CINCINNATI (AP) _ Procter & Gamble Co., one of the nation’s biggest advertisers, will change the way it pays advertising agencies, linking their compensation to the company’s sales.

Beginning July 1, P&G will pay agencies a percentage of global brand sales instead of commissions based on media spending. P&G, one of the nation’s biggest advertisers, spends more than $3 billion each year to promote its 300 consumer product brands like Tide, Crest and Folger’s.

``It’s really simple: As we grow, our agencies grow,″ Bob Wehling, the company’s global marketing officer, said Wednesday.

P&G now pays ad agencies a percentage of what it spends to advertise its products on television, radio, magazines, newspapers and other media. That results in marketing plans skewed toward traditional forums of television and print to the exclusion of the Internet and direct mail, P&G and ad agency officials said.

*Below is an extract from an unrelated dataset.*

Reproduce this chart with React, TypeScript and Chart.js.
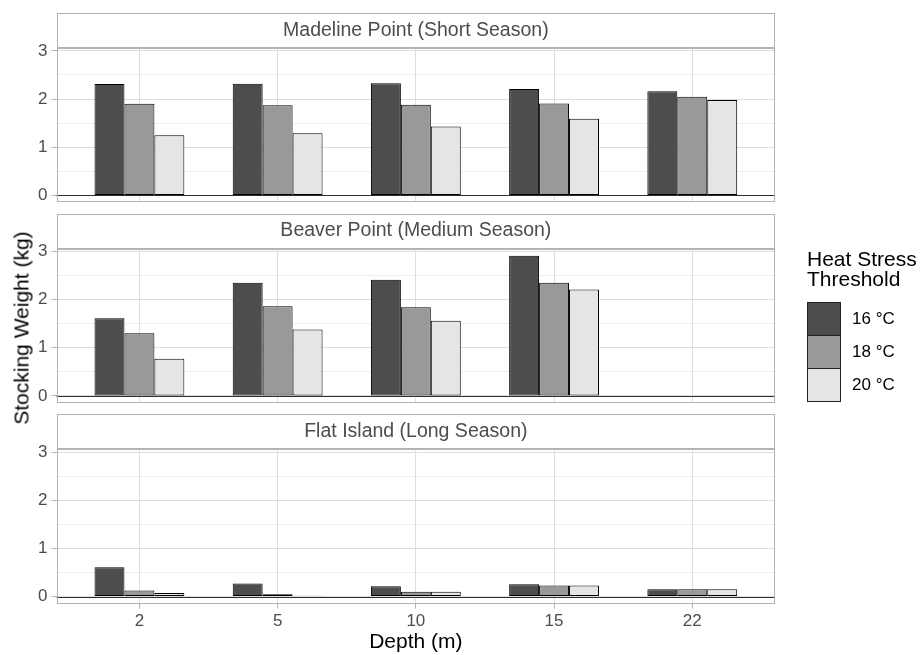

In the past few years, an increasing number of companies have adopted similar plans for agency compensation that tie agency pay to sales or other measures of advertising performance like brand awareness.

Procter & Gamble has taken the lead in pushing the advertising and Internet industries to provide more advertising opportunities.

In 1994, Edwin Artzt, then the company’s chairman and chief executive, warned in a speech that the advertising industry was being left behind by rapidly changing technologies and the growing importance of the Internet.

In August 1998, P&G sponsored a meeting of advertisers and Internet industry leaders to discuss strategies for online advertising.

The company is also pushing ahead with its own Internet ventures. On Monday, P&G announced it is teaming with the investment firm Institutional Venture Partners to create a Web site called reflect.com to sell customized beauty care products. The Web site is to begin operating later this year.